Please quote exactly the opening lines of the data, from the first line to the one where "9, 9.5, 10];" appears.
________
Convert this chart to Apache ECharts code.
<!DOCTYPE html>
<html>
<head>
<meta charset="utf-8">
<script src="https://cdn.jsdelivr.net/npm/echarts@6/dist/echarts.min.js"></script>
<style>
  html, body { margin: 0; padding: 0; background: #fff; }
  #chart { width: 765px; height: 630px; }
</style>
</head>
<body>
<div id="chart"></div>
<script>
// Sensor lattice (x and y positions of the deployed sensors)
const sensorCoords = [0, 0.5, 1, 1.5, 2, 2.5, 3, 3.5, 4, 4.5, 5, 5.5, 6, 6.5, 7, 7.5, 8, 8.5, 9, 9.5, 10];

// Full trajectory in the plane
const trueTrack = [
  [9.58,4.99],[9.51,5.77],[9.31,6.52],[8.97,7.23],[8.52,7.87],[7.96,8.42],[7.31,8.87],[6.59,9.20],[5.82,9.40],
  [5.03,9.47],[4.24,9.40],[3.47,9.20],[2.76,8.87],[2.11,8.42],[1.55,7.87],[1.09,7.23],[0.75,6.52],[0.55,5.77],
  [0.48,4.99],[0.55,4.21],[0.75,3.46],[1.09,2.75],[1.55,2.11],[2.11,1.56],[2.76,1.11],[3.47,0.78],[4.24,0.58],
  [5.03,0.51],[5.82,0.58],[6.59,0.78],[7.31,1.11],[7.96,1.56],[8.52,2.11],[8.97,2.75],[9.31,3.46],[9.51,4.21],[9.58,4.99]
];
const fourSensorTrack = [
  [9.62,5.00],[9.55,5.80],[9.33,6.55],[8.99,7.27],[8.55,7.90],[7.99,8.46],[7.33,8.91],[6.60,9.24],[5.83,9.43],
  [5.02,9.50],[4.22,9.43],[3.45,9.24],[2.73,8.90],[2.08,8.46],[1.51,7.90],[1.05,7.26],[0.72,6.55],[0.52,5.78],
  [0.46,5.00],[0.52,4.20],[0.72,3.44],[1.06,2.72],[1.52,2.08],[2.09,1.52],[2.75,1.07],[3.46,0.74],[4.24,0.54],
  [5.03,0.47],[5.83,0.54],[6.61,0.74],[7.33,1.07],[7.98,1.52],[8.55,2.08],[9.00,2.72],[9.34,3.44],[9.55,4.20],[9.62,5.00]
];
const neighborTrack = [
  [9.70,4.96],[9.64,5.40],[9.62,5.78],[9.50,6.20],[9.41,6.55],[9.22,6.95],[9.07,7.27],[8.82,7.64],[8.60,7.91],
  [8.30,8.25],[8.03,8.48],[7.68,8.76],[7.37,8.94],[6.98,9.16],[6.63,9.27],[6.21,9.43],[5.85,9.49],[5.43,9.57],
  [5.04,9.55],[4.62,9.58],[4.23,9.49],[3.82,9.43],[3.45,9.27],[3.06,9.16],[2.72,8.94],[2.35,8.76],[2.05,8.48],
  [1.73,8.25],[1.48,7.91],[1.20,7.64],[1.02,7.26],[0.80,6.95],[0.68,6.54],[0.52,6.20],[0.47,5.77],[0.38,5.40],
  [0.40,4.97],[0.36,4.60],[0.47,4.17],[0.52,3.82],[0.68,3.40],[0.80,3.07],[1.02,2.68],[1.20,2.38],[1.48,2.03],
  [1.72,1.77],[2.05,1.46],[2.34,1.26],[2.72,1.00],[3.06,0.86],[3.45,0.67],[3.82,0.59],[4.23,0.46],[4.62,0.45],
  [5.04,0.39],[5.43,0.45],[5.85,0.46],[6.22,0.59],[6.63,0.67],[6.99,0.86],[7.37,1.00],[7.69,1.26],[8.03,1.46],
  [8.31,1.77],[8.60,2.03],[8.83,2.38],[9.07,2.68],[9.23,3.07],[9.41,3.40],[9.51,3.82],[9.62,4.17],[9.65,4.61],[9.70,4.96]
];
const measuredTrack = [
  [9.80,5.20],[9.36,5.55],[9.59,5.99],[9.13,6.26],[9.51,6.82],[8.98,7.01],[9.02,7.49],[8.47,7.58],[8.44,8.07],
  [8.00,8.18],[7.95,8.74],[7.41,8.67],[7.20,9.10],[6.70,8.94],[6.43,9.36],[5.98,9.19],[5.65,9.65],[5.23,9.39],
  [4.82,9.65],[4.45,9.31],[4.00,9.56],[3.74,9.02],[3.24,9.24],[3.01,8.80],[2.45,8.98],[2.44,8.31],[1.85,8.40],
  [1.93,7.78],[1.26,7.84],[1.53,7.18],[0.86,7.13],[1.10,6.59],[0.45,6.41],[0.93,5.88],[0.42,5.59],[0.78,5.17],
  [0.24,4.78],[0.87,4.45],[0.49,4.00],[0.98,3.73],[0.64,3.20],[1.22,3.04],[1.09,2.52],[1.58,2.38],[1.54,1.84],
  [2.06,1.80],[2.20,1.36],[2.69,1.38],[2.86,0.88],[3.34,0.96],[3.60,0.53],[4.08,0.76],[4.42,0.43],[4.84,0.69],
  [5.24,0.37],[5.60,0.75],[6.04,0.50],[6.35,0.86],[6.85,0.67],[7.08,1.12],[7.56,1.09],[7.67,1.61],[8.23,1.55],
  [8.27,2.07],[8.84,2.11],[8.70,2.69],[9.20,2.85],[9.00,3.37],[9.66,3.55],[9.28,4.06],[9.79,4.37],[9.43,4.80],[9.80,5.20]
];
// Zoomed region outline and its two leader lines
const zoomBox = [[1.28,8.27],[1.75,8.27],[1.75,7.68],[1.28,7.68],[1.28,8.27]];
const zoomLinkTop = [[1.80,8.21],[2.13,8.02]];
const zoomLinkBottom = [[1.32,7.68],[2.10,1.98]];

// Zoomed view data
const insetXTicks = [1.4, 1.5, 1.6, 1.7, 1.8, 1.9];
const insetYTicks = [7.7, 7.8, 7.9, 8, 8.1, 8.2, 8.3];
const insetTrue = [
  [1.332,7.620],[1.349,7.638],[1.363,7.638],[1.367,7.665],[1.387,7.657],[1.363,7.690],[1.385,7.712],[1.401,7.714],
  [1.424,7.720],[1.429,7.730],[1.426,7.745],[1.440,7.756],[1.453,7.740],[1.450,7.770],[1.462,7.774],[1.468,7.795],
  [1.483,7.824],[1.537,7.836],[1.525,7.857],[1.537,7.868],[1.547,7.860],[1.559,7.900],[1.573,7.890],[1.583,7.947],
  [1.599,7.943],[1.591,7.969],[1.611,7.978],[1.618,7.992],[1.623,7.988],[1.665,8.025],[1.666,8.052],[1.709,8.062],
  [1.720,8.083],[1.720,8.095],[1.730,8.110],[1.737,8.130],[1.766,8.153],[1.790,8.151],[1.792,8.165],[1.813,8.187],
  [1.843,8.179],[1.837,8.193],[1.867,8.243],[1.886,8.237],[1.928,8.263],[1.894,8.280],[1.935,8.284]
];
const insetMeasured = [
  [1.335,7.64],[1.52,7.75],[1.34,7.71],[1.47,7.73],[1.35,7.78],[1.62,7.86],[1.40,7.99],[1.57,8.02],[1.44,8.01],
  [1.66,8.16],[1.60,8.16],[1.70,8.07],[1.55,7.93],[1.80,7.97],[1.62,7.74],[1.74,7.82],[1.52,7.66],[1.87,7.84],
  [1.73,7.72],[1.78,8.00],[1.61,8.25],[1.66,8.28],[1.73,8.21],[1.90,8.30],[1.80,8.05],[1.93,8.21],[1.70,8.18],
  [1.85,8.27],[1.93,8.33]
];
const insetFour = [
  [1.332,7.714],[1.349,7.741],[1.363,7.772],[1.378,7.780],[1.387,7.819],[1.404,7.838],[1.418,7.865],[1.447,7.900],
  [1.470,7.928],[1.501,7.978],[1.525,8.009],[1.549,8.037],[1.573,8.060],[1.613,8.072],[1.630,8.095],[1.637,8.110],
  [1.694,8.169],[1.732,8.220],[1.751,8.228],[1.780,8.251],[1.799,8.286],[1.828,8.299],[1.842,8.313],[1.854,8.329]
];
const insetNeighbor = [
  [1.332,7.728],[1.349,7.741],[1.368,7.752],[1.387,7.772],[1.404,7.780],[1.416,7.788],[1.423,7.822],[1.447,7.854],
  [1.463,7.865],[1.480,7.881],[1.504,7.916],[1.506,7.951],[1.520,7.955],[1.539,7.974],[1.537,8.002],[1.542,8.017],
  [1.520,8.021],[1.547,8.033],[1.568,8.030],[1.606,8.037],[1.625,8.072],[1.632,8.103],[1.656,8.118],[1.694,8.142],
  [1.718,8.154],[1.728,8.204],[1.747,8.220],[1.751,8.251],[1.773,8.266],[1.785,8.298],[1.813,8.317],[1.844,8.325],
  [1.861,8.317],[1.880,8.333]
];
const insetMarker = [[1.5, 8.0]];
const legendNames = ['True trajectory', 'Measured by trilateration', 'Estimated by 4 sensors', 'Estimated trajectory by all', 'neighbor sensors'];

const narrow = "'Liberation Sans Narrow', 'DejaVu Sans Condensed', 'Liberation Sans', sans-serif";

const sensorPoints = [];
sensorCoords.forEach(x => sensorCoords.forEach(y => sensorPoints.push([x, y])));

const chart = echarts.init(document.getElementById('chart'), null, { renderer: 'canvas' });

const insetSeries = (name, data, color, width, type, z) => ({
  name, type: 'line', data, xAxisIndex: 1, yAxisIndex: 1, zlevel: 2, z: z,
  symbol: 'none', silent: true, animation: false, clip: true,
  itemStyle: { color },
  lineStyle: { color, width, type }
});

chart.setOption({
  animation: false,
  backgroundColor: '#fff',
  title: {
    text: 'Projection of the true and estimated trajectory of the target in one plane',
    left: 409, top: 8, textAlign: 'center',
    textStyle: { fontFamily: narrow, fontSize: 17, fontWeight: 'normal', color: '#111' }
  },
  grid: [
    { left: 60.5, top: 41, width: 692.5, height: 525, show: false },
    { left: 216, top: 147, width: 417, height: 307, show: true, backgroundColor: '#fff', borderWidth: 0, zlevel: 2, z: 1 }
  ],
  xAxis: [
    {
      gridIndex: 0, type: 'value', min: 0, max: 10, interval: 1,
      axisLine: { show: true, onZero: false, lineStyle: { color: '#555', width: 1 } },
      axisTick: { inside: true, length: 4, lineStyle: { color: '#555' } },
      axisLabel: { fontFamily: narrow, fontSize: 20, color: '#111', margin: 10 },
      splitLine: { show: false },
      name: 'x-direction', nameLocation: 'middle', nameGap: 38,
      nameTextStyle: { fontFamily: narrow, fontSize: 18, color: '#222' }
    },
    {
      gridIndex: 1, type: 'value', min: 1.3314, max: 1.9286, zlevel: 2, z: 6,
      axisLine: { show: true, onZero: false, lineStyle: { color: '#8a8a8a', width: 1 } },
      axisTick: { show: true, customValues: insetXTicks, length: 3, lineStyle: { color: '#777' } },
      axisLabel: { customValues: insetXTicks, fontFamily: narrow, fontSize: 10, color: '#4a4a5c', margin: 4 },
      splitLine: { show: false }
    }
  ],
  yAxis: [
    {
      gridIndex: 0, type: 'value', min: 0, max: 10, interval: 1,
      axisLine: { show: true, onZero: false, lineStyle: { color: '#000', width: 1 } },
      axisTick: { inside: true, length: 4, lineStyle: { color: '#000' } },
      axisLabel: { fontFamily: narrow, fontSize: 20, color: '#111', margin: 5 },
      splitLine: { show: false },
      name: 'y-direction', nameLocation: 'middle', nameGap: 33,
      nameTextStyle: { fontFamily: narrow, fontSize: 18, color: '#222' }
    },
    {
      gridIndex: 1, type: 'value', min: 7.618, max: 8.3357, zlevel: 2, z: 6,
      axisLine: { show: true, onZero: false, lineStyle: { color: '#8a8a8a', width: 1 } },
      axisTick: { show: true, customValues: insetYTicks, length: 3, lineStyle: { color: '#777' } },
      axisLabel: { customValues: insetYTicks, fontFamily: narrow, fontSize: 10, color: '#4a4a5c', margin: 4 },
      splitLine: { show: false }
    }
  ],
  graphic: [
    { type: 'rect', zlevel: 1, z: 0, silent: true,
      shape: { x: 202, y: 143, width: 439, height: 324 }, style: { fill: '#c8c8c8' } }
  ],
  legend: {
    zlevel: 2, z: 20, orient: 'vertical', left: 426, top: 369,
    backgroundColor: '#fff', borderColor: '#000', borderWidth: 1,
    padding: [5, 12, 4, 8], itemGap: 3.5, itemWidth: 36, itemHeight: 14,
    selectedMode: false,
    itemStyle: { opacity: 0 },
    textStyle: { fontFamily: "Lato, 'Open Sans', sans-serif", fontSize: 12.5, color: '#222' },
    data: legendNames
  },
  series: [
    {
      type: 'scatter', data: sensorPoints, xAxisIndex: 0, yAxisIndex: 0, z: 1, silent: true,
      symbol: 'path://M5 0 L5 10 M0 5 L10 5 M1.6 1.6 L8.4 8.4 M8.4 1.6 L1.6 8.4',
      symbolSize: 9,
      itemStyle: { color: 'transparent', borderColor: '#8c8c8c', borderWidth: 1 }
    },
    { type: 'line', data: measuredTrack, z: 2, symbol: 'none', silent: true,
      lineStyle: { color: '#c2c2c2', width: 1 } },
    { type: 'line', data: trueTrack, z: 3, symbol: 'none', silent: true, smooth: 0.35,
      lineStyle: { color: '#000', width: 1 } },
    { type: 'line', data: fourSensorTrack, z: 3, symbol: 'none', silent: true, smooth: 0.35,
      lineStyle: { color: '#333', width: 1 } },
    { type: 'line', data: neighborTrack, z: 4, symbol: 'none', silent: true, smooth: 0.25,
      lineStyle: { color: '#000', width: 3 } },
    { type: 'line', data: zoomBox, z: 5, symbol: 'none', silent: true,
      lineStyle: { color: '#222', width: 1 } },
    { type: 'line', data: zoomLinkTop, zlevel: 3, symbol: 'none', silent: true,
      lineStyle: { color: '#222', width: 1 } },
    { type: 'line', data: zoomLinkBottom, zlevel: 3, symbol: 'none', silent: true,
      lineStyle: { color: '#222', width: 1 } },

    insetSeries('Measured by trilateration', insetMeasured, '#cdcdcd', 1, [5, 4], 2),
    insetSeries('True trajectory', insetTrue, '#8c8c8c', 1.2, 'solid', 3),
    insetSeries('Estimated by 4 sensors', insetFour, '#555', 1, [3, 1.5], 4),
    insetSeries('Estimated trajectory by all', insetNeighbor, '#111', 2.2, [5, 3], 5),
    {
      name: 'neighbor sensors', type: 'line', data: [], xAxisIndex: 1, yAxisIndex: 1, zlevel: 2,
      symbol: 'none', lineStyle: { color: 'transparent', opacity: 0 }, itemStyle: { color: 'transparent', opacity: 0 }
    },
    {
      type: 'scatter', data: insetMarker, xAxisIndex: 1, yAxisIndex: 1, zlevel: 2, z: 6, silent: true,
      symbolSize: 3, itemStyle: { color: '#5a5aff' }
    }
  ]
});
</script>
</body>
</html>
________
- _REPLY TO THE EXERCISE_:
Convert this chart to Apache ECharts code.
<!DOCTYPE html>
<html>
<head>
<meta charset="utf-8">
<script src="https://cdn.jsdelivr.net/npm/echarts@6/dist/echarts.min.js"></script>
<style>
  html, body { margin: 0; padding: 0; background: #fff; }
  #chart { width: 765px; height: 630px; }
</style>
</head>
<body>
<div id="chart"></div>
<script>
// Sensor lattice (x and y positions of the deployed sensors)
const sensorCoords = [0, 0.5, 1, 1.5, 2, 2.5, 3, 3.5, 4, 4.5, 5, 5.5, 6, 6.5, 7, 7.5, 8, 8.5, 9, 9.5, 10];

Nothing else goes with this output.